Arturo Díaz

Personal information
- Full name: Arturo del Carmen Díaz Muñoz
- Date of birth: 4 November 1940
- Place of birth: Coquimbo, Chile
- Date of death: 13 November 1985 (aged 45)
- Place of death: Tegucigalpa, Honduras
- Position(s): Forward

Youth career
- Independiente Vicuña
- Unión Farola
- Coquimbo Unido

Senior career*
- Years: Team / Apps / (Gls)
- 1959–1965: Coquimbo Unido
- 1966: Unión Española
- 1966: → Colo-Colo (loan)
- 1967: Ferroviarios
- 1968: Atlético Indio
- Federal
- Campamento

Managerial career
- Campamento
- Honduran Artillery Battalion

= Arturo Díaz (footballer) =

Chilean footballer (1940–1985)

Arturo del Carmen Díaz Muñoz (4 November 1940 – 13 November 1985), more popularly known as Canilla Díaz (Shin Díaz), was a Chilean football player and manager who played as a forward.

==Early years==
Díaz was born in Coquimbo, a port city in Chile, to Floridor Segundo Díaz Navea, a ship stevedore and amateur water polo player, and Clementina Alicia Muñoz Ávalos, a food peddler. He grew up alongside his five siblings (Jery, Mario, Carlos, Lilian and Magaly) and his two nephews (Alicia and Tito) who were officially adopted as Floridor and Clementina's children.
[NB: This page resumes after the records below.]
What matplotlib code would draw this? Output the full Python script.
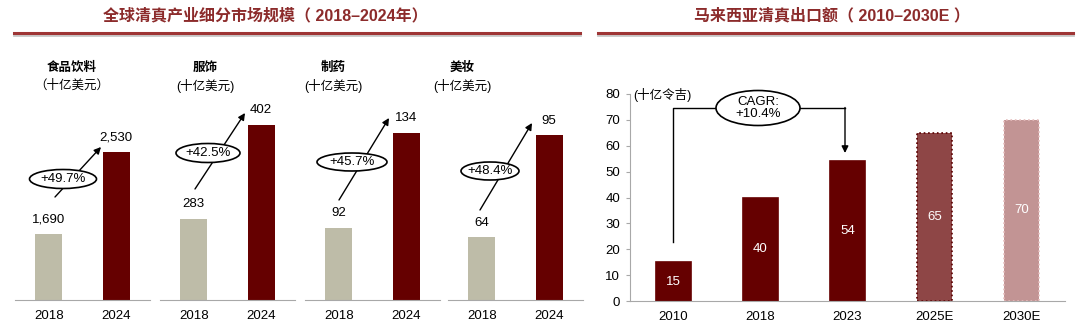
import matplotlib
matplotlib.use('Agg')
import matplotlib.pyplot as plt
from matplotlib.patches import Ellipse, FancyArrowPatch
from matplotlib.lines import Line2D

plt.rcParams['font.family'] = ['Liberation Sans', 'Noto Sans CJK SC', 'DejaVu Sans']

# ---- data ----
segments = ['食品饮料', '服饰', '制药', '美妆']
seg_years = ['2018', '2024']
seg_2018 = [1690, 283, 92, 64]
seg_2024 = [2530, 402, 134, 95]
seg_growth = ['+49.7%', '+42.5%', '+45.7%', '+48.4%']
seg_labels_2018 = ['1,690', '283', '92', '64']
seg_labels_2024 = ['2,530', '402', '134', '95']

export_years = ['2010', '2018', '2023', '2025E', '2030E']
export_values = [15, 40, 54, 65, 70]
cagr_text = 'CAGR:\n+10.4%'

W, H = 1080, 331
fig = plt.figure(figsize=(W / 100, H / 100), dpi=100)

def fx(x):
    return x / W

def fy(y):
    return 1 - y / H

def arrow(p0, p1):
    fig.add_artist(FancyArrowPatch((fx(p0[0]), fy(p0[1])), (fx(p1[0]), fy(p1[1])),
                                   transform=fig.transFigure, arrowstyle='-|>',
                                   mutation_scale=10, color='black', lw=1,
                                   shrinkA=0, shrinkB=0, zorder=3))

def bubble(c, w, h, txt, **kw):
    fig.add_artist(Ellipse((fx(c[0]), fy(c[1])), w / W, h / H, transform=fig.transFigure,
                           facecolor='white', edgecolor='black', lw=1.2, zorder=4))
    fig.text(fx(c[0]), fy(c[1]), txt, ha='center', va='center', fontsize=9.5, zorder=5, **kw)

TITLE_C = '#8C2B2B'
GRAY = '#BEBCA8'
DARK = '#650000'

# ---- headers ----
fig.text(fx(265), fy(16), '全球清真产业细分市场规模（ 2018–2024年）', ha='center', va='center',
         fontsize=11.5, fontweight='bold', color=TITLE_C)
fig.text(fx(832), fy(16), '马来西亚清真出口额（ 2010–2030E ）', ha='center', va='center',
         fontsize=11.5, fontweight='bold', color=TITLE_C)
for x0, x1 in [(14, 580), (598, 1073)]:
    fig.add_artist(Line2D([fx(x0), fx(x1)], [fy(35), fy(35)], color='#C8C8C8', lw=2))
    fig.add_artist(Line2D([fx(x0), fx(x1)], [fy(33), fy(33)], color='#9E3535', lw=2.2))

# ---- left: four small panels (each bar pair on its own scale) ----
panel_left = [15, 160, 305, 448]
panel_w = 135
ylims = [(1014, 3678), (180, 509), (60, 175), (45, 124)]
name_x = [72, 205, 333, 462]
arrows = [((55, 197), (101, 147)), ((195, 189), (245, 113)),
          ((339, 200), (389, 118)), ((480, 210), (532, 123))]
ellipses = [((63, 179), 67, 19), ((208, 153), 64, 19),
            ((352, 162), 70, 18), ((490, 171), 58, 18)]

for i, name in enumerate(segments):
    ax = fig.add_axes([fx(panel_left[i]), fy(300), panel_w / W, 260 / H])
    vals = [seg_2018[i], seg_2024[i]]
    ax.bar([0, 1], vals, width=0.4, color=[GRAY, DARK])
    ax.set_xlim(-0.5, 1.5)
    ax.set_ylim(*ylims[i])
    for s in ['top', 'left', 'right']:
        ax.spines[s].set_visible(False)
    ax.spines['bottom'].set_color('#A8A8A8')
    ax.set_yticks([])
    ax.set_xticks([0, 1])
    ax.set_xticklabels(seg_years, fontsize=9.5)
    ax.tick_params(axis='x', length=0, pad=7)
    for xi, (v, lab) in enumerate(zip(vals, [seg_labels_2018[i], seg_labels_2024[i]])):
        ax.annotate(lab, (xi, v), xytext=(0, 6), textcoords='offset points',
                    ha='center', va='bottom', fontsize=9.5)
    fig.text(fx(name_x[i]), fy(68), name, ha='center', va='center', fontsize=9, fontweight='bold')
    fig.text(fx(name_x[i]), fy(86), '（十亿美元）' if i == 0 else '(十亿美元)', ha='center',
             va='center', fontsize=9)
    arrow(*arrows[i])
    (cx, cy), ew, eh = ellipses[i]
    bubble((cx, cy), ew, eh, seg_growth[i])

# ---- right: Malaysia halal exports ----
ax = fig.add_axes([fx(630), fy(301), 435 / W, 207 / H])
x = range(len(export_years))
faces = [DARK, DARK, DARK, '#8E4646', '#C29494']
edges = [DARK, DARK, DARK, '#5A0000', '#E6BEBE']
styles = ['-', '-', '-', ':', ':']
bars = ax.bar(x, export_values, width=0.4, color=faces)
for b, ec, ls in zip(bars, edges, styles):
    b.set_edgecolor(ec)
    b.set_linestyle(ls)
    b.set_linewidth(1.2)
for xi, v in zip(x, export_values):
    ax.text(xi, v / 2, str(v), ha='center', va='center', color='white', fontsize=9.5)
ax.set_xlim(-0.5, 4.5)
ax.set_ylim(0, 80)
ax.set_yticks(range(0, 81, 10))
ax.set_xticks(list(x))
ax.set_xticklabels(export_years, fontsize=9.5)
ax.tick_params(axis='y', labelsize=9.5, length=3, color='#A8A8A8', pad=4)
ax.tick_params(axis='x', length=0, pad=7)
for s in ['top', 'right']:
    ax.spines[s].set_visible(False)
ax.spines['left'].set_color('#A8A8A8')
ax.spines['bottom'].set_color('#A8A8A8')
fig.text(fx(633), fy(95), '(十亿令吉)', ha='left', va='center', fontsize=9)

# CAGR bracket
fig.add_artist(Line2D([fx(673), fx(673), fx(845)], [fy(242), fy(108), fy(108)],
                      color='black', lw=1, zorder=3))
arrow((845, 107.5), (845, 153))
bubble((758, 108), 84, 35, cagr_text, linespacing=1.05)

fig.savefig('out.png', dpi=100)
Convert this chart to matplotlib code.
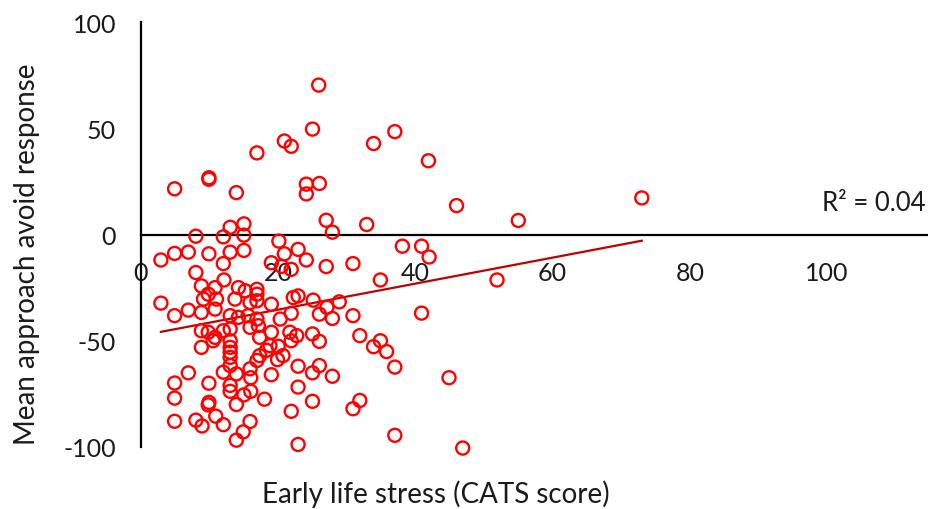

As a child, Díaz played for both Independiente Vicuña, a club based in the street where he lived, and Unión Farola, before joining Coquimbo Unido.

==Club career==
===In Chile===
Díaz made his professional debut playing for Coquimbo Unido in the 1959 Segunda División, facing Deportivo San Fernando and, two matchdays later, he scored his first goal against Green Cross. The matches with the traditional opponent, Deportes La Serena, are well remembered, according to the former footballer Hernán Godoy. Along with Coquimbo Unido, he got promotion to the Primera División, the first title for the club, after winning the 1962 Segunda División, scoring the winning goal in the last matchday versus Universidad Técnica del Estado.

He stayed with Coquimbo Unido in Primera División, even making an appearance in the cover of the renowned Chilean sports magazine Estadio, until 1965, when the club was relegated to the second category. So, he switched to Unión Española for the 1966 season on a deal for 43,000 Chilean escudos, being loaned to Colo-Colo for a summer tournament. The next year, he played for Ferroviarios, his last club in Chile.

===In Honduras===
In 1968, he moved to Honduras and joined Atlético Indio under the managing of Carlos "Zorro" Padilla in the Liga Nacional de Fútbol Profesional. In the club, he coincided with José Domingo "Yuyo" Tróchez, a current Honduran football commentator. Then he played for Federal, coinciding again with Tróchez, and Club Campamento, becoming the team goalscorer en 1976 with eight goals. He retired at the end of the 1970s according to the former merchant sailor from Coquimbo, Luis Rivera, with whom Díaz met in Tegucigalpa.

==Coaching career==
At the same time, he was a player of Club Campamento where he was the team manager. Next, he worked as the coach of an amateur team from the Honduran Army. Then, he coached the first, the third and the fourth team of the Honduran Artillery Battalion until his death in 1985 due to a virulent meningitis.

==Personal life==
Díaz was nicknamed Canilla (Shin) due to the fact that his legs were very thin, according to his fellow Manuel Ñurdo Díaz.

He made his home in Honduras and married Francis Galo, a nurse, in 1968, with whom he had three children: Cristian Arturo (born 1969, deceased), Francisco Segundo (born 1971) and Francis Jackeline (born 1972).

To his death, his body was escorted and glorified by Armed Forces of Honduras and laid to rest in the Santa Anita cemetery.

His Chilean family just met his Honduran family in 2021 through a video call, due to the fact that Díaz's granddaughter, Julieth Diaz, accidentally discovered an article on the internet about his grandfather and made contact with the author, Felipe Fernández.

==Honours==
- Coquimbo Unido
- Segunda División: 1962

==Legacy==
He was considered a historical player of Coquimbo Unido, the branch office in Valparaíso is called "Arturo Canilla Díaz".

Since 2018, an initiative motivated by both Humberto Cuéllar, a well-known fan of Coquimbo Unido and TV panelist, and Mario "Loco" Rodríguez, a former goalkeeper and coach of Coquimbo Unido Academy, looks for honoring Díaz by naming a street or making a monument in Coquimbo.